What needs to be done
Show every line of the records below that contains the word "Rebuild".

Exercise data
§ §
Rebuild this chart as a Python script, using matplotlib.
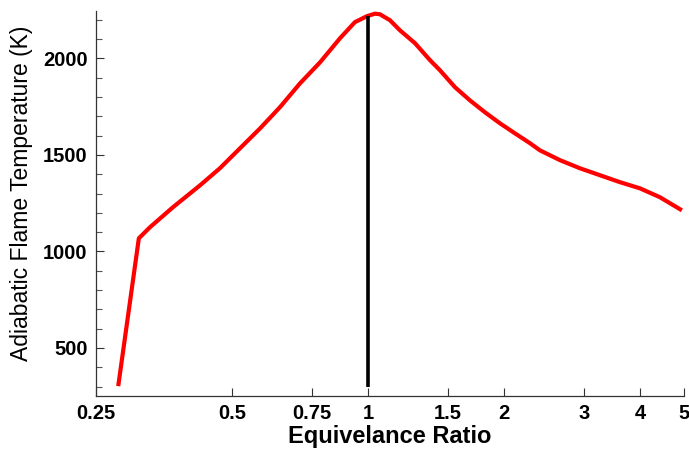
§ §
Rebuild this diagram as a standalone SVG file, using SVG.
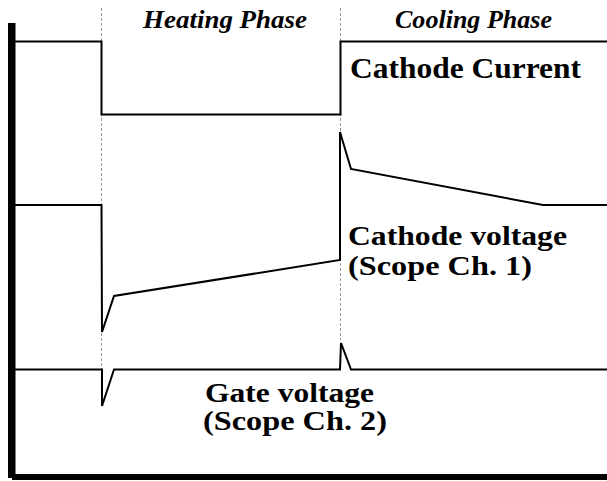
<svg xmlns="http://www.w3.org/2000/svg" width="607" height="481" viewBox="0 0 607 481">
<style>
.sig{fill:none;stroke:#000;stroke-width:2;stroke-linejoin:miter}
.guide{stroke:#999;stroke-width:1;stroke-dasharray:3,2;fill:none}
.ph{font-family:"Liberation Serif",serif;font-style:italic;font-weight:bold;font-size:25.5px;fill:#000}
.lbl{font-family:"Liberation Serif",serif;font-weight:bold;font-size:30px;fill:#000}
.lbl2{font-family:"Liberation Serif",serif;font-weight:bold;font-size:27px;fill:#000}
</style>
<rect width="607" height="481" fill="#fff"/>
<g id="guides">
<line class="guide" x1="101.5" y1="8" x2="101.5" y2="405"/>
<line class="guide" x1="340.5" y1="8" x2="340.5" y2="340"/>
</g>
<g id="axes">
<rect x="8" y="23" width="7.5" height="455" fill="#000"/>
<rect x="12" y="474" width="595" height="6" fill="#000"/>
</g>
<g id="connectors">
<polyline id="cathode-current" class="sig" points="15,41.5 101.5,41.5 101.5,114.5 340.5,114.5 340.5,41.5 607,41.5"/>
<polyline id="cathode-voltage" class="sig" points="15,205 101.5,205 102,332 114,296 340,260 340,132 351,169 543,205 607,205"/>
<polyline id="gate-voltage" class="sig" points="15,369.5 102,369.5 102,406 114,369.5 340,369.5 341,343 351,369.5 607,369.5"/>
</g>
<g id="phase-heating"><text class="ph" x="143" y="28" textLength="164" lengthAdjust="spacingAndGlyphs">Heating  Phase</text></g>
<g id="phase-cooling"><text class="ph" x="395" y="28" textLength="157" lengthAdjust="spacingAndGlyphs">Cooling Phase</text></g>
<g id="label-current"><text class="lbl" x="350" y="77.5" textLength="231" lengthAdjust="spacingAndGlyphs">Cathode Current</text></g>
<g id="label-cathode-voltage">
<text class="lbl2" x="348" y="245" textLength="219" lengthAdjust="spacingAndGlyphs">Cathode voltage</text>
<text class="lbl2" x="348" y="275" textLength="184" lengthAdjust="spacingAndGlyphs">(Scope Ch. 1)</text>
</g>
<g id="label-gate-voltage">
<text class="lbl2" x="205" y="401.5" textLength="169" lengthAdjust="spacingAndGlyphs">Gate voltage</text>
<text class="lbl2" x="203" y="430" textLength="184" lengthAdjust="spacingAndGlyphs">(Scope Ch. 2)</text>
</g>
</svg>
§ §
Answer to this task
Rebuild this chart as a Python script, using matplotlib.
Rebuild this diagram as a standalone SVG file, using SVG.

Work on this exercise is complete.